#### TASK DESCRIPTION
Every line containing the word "this" needs to be found and copied.

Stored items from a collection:
=-=-=-=-=

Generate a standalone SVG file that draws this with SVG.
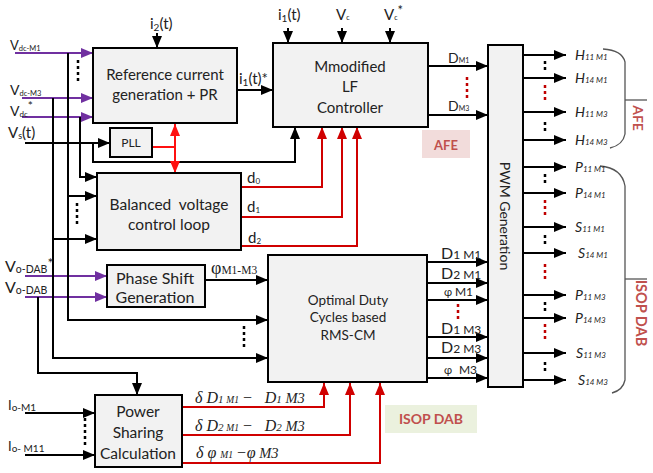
<svg xmlns="http://www.w3.org/2000/svg" width="653" height="473" viewBox="0 0 653 473">
<defs>
<style>
.box{fill:#f2f2f2;stroke:#000;stroke-width:2}
.t{font-family:Lato,"Liberation Sans",sans-serif;fill:#222}
.s{font-family:"Liberation Serif","DejaVu Serif",serif;fill:#222}
.i{font-style:italic}
.c{text-anchor:middle}
.k{fill:none;stroke:#000;stroke-width:2;marker-end:url(#ak)}
.kn{fill:none;stroke:#000;stroke-width:2}
.p{fill:none;stroke:#7030a0;stroke-width:2;marker-end:url(#ap)}
.r{fill:none;stroke:#d00000;stroke-width:2;marker-end:url(#ar)}
.rb{fill:none;stroke:#ff1010;stroke-width:2}
.dot{fill:none;stroke:#000;stroke-width:2.5;stroke-dasharray:3 3}
.rdot{fill:none;stroke:#c00000;stroke-width:2.5;stroke-dasharray:3 3}
.br{fill:none;stroke:#555;stroke-width:1.3}
.lab{fill:#c0504d;font-weight:bold}
</style>
<marker id="ak" viewBox="0 0 12 10" refX="12" refY="5" markerWidth="12" markerHeight="10" markerUnits="userSpaceOnUse" orient="auto"><path d="M0,0L12,5L0,10z" fill="#000"/></marker>
<marker id="ap" viewBox="0 0 12 10" refX="12" refY="5" markerWidth="12" markerHeight="10" markerUnits="userSpaceOnUse" orient="auto"><path d="M0,0L12,5L0,10z" fill="#7030a0"/></marker>
<marker id="ar" viewBox="0 0 12 10" refX="12" refY="5" markerWidth="12" markerHeight="10" markerUnits="userSpaceOnUse" orient="auto"><path d="M0,0L12,5L0,10z" fill="#d00000"/></marker>
<marker id="arb" viewBox="0 0 12 10" refX="12" refY="5" markerWidth="12" markerHeight="10" markerUnits="userSpaceOnUse" orient="auto"><path d="M0,0L12,5L0,10z" fill="#ff1010"/></marker>
</defs>
<rect width="653" height="473" fill="#fff"/>

<g id="connectors">
<path class="p" d="M15,53H93"/>
<path class="p" d="M22,98H93"/>
<path class="p" d="M22,117H93"/>
<path class="p" d="M25,276H107"/>
<path class="p" d="M25,297H107"/>
<path class="k" d="M25,143H110"/>
<path class="k" d="M68,53V320H268"/>
<path class="k" d="M68,196H97"/>
<path class="k" d="M53,98V358H268"/>
<path class="k" d="M53,239H97"/>
<path class="k" d="M80,117V177H97"/>
<path class="k" d="M93,143V162H295V127"/>
<path class="k" d="M38,297V373H137V395"/>
<path class="k" d="M25,413H95"/>
<path class="k" d="M25,455H95"/>
<path class="k" d="M157,33V48"/>
<path class="k" d="M237,90H273"/>
<path class="k" d="M288,28V43"/>
<path class="k" d="M342,28V43"/>
<path class="k" d="M390,28V43"/>
<path class="k" d="M428,66H488"/>
<path class="k" d="M428,115H488"/>
<path class="k" d="M205,280H268"/>
<path class="k" d="M427,262H488"/>
<path class="k" d="M427,283H488"/>
<path class="k" d="M427,300H488"/>
<path class="k" d="M427,337H488"/>
<path class="k" d="M427,358H488"/>
<path class="k" d="M427,378H488"/>
<path class="k" d="M523,55H566"/>
<path class="k" d="M523,78H566"/>
<path class="k" d="M523,112H566"/>
<path class="k" d="M523,140H566"/>
<path class="k" d="M523,167H566"/>
<path class="k" d="M523,193H566"/>
<path class="k" d="M523,227H566"/>
<path class="k" d="M523,253H566"/>
<path class="k" d="M523,295H566"/>
<path class="k" d="M523,318H566"/>
<path class="k" d="M523,353H566"/>
<path class="k" d="M523,380H566"/>
<path class="rb" d="M152,147H175"/>
<path class="rb" d="M175,148V124" marker-end="url(#arb)"/>
<path class="rb" d="M175,146V173" marker-end="url(#arb)"/>
<path class="r" d="M241,187H322V127"/>
<path class="r" d="M241,217H342V127"/>
<path class="r" d="M241,246H357V127"/>
<path class="r" d="M182,407H324V383"/>
<path class="r" d="M182,435H350V383"/>
<path class="r" d="M182,463H380V383"/>
<path class="dot" d="M78,60V83"/>
<path class="dot" d="M77,203V226"/>
<path class="dot" d="M244,326V349"/>
<path class="dot" d="M85,418V446"/>
<path class="rdot" d="M467,77V98"/>
<path class="rdot" d="M458,304V321"/>
<path class="dot" d="M545,61V71"/>
<path class="dot" d="M545,122V132"/>
<path class="dot" d="M545,174V184"/>
<path class="dot" d="M545,235V245"/>
<path class="dot" d="M545,302V312"/>
<path class="dot" d="M545,362V372"/>
<path class="rdot" d="M545,85V101"/>
<path class="rdot" d="M545,200V216"/>
<path class="rdot" d="M545,264V282"/>
<path class="rdot" d="M545,324V339"/>
<path class="br" d="M603,49Q622,50 625,62V134Q623,145 610,148"/>
<path class="br" d="M625,100H647"/>
<path class="br" d="M600,166Q622,168 625,186V380Q623,390 612,393"/>
<path class="br" d="M625,279H647"/>
</g>

<g id="input-labels" class="t">
<text x="10" y="50" font-size="13">V<tspan font-size="7.5" dy="1">dc-M1</tspan></text>
<text x="10" y="95" font-size="14">V<tspan font-size="7.5" dy="1">dc-M3</tspan></text>
<text x="10" y="116" font-size="14">V<tspan font-size="8" dy="1">dc</tspan><tspan font-size="12" dy="-7">*</tspan></text>
<text x="8" y="138" font-size="15">V<tspan font-size="9" dy="1">s</tspan><tspan dy="-1">(t)</tspan></text>
<text x="5" y="272" font-size="16">V<tspan font-size="10.5" dy="1">o-DAB</tspan><tspan font-size="14" dy="-5">*</tspan></text>
<text x="5" y="293" font-size="16">V<tspan font-size="10.5" dy="1">o-DAB</tspan></text>
<text x="8" y="410" font-size="13">I<tspan font-size="10" dy="1">o-M1</tspan></text>
<text x="8" y="451" font-size="13">I<tspan font-size="10" dy="1">o- M11</tspan></text>
<text x="150" y="29" font-size="15">i<tspan font-size="10" dy="2">2</tspan><tspan dy="-2">(t)</tspan></text>
<text x="239" y="84" font-size="15">i<tspan font-size="10" dy="2">1</tspan><tspan dy="-2">(t)*</tspan></text>
<text x="278" y="20" font-size="15">i<tspan font-size="10" dy="2">1</tspan><tspan dy="-2">(t)</tspan></text>
<text x="336" y="20" font-size="15">V<tspan font-size="7" dy="0">c</tspan></text>
<text x="384" y="20" font-size="15">V<tspan font-size="7">c</tspan><tspan font-size="13" dy="-5">*</tspan></text>
<text x="448" y="63" font-size="14">D<tspan font-size="7">M1</tspan></text>
<text x="448" y="111" font-size="14">D<tspan font-size="7">M3</tspan></text>
<text x="247" y="183" font-size="15">d<tspan font-size="8" dy="1">0</tspan></text>
<text x="247" y="212" font-size="15">d<tspan font-size="8" dy="1">1</tspan></text>
<text x="248" y="243" font-size="15">d<tspan font-size="8" dy="1">2</tspan></text>
</g>

<g id="phi-label" class="s">
<text x="211" y="274" font-size="18">φ<tspan font-size="11.5">M1-M3</tspan></text>
</g>

<g id="dab-output-labels" class="t">
<text x="441" y="259" font-size="16">D<tspan font-size="12">1 M1</tspan></text>
<text x="441" y="279" font-size="16">D<tspan font-size="12">2 M1</tspan></text>
<text x="444" y="296" font-size="11">φ <tspan font-size="12">M1</tspan></text>
<text x="441" y="334" font-size="16">D<tspan font-size="12">1 M3</tspan></text>
<text x="441" y="353" font-size="16">D<tspan font-size="12">2 M3</tspan></text>
<text x="444" y="374" font-size="11">φ  <tspan font-size="12" dx="4">M3</tspan></text>
</g>

<g id="delta-labels" class="s i">
<text x="195" y="403" font-size="16">δ D<tspan font-size="11">1 </tspan><tspan font-size="9.5">M1</tspan><tspan dx="3">−</tspan><tspan dx="12">D</tspan><tspan font-size="11">1</tspan><tspan font-size="14.5"> M3</tspan></text>
<text x="195" y="431" font-size="16">δ D<tspan font-size="11">2 </tspan><tspan font-size="9.5">M1</tspan><tspan dx="3">−</tspan><tspan dx="12">D</tspan><tspan font-size="11">2</tspan><tspan font-size="14.5"> M3</tspan></text>
<text x="196" y="458" font-size="16">δ φ <tspan font-size="9.5">M1</tspan><tspan dx="3">−φ</tspan><tspan font-size="14.5"> M3</tspan></text>
</g>

<g id="pwm-output-labels" class="t i">
<text x="575" y="60" font-size="14">H<tspan font-size="8">11 M1</tspan></text>
<text x="575" y="83" font-size="14">H<tspan font-size="8">14 M1</tspan></text>
<text x="575" y="117" font-size="14">H<tspan font-size="8">11 M3</tspan></text>
<text x="575" y="145" font-size="14">H<tspan font-size="8">14 M3</tspan></text>
<text x="575" y="172" font-size="14">P<tspan font-size="8">11 M1</tspan></text>
<text x="575" y="198" font-size="14">P<tspan font-size="8">14 M1</tspan></text>
<text x="575" y="232" font-size="14">S<tspan font-size="8">11 M1</tspan></text>
<text x="578" y="258" font-size="14">S<tspan font-size="8">14 M1</tspan></text>
<text x="575" y="300" font-size="14">P<tspan font-size="8">11 M3</tspan></text>
<text x="575" y="323" font-size="14">P<tspan font-size="8">14 M3</tspan></text>
<text x="576" y="358" font-size="14">S<tspan font-size="8">11 M3</tspan></text>
<text x="578" y="385" font-size="14">S<tspan font-size="8">14 M3</tspan></text>
</g>

<g id="ref-current">
<rect class="box" x="93" y="48" width="144" height="75"/>
<text class="t c" x="165" y="80" font-size="15">Reference current</text>
<text class="t c" x="165" y="100" font-size="15">generation + PR</text>
</g>

<g id="pll">
<rect class="box" x="110" y="128" width="42" height="29"/>
<text class="t c" x="131" y="147" font-size="12">PLL</text>
</g>

<g id="lf-controller">
<rect class="box" x="273" y="43" width="155" height="84"/>
<text class="t c" x="350" y="72" font-size="15">Mmodified</text>
<text class="t c" x="350" y="92" font-size="15">LF</text>
<text class="t c" x="350" y="113" font-size="15">Controller</text>
</g>

<g id="afe-tag">
<rect x="422" y="130" width="48" height="28" fill="#f2dcdb"/>
<text class="t c lab" x="446" y="150" font-size="13">AFE</text>
</g>

<g id="balanced">
<rect class="box" x="97" y="173" width="144" height="77"/>
<text class="t c" x="169" y="210" font-size="15.5" style="white-space:pre">Balanced  voltage</text>
<text class="t c" x="169" y="230" font-size="15.5">control loop</text>
</g>

<g id="phase-shift">
<rect class="box" x="107" y="265" width="98" height="42"/>
<text class="t c" x="155" y="284" font-size="16">Phase Shift</text>
<text class="t c" x="155" y="303" font-size="16">Generation</text>
</g>

<g id="optimal">
<rect class="box" x="268" y="255" width="159" height="127"/>
<text class="t c" x="348" y="305" font-size="13.5">Optimal Duty</text>
<text class="t c" x="348" y="322" font-size="13.5">Cycles based</text>
<text class="t c" x="348" y="340" font-size="13.5">RMS-CM</text>
</g>

<g id="power-sharing">
<rect class="box" x="95" y="395" width="87" height="72"/>
<text class="t c" x="138" y="417" font-size="15.5">Power</text>
<text class="t c" x="138" y="438" font-size="15.5">Sharing</text>
<text class="t c" x="138" y="459" font-size="15.5">Calculation</text>
</g>

<g id="isop-tag">
<rect x="385" y="405" width="92" height="28" fill="#ebf1de"/>
<text class="t c lab" x="431" y="424" font-size="14">ISOP DAB</text>
</g>

<g id="pwm">
<rect class="box" x="488" y="45" width="35" height="342"/>
<text class="t c" transform="translate(500,216) rotate(90)" font-size="14">PWM Generation</text>
</g>

<g id="group-labels">
<text class="t c lab" transform="translate(633,118) rotate(90)" font-size="14">AFE</text>
<text class="t c lab" transform="translate(636,313) rotate(90)" font-size="14.5">ISOP DAB</text>
</g>
</svg>
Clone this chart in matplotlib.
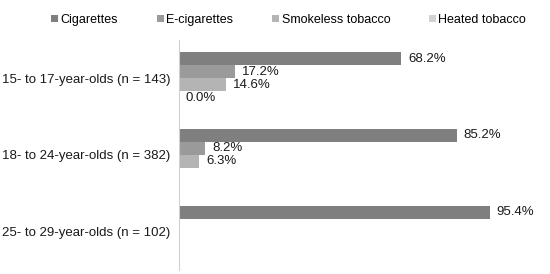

=-=-=-=-=

#### THE RESULT
Generate a standalone SVG file that draws this with SVG.
Clone this chart in matplotlib.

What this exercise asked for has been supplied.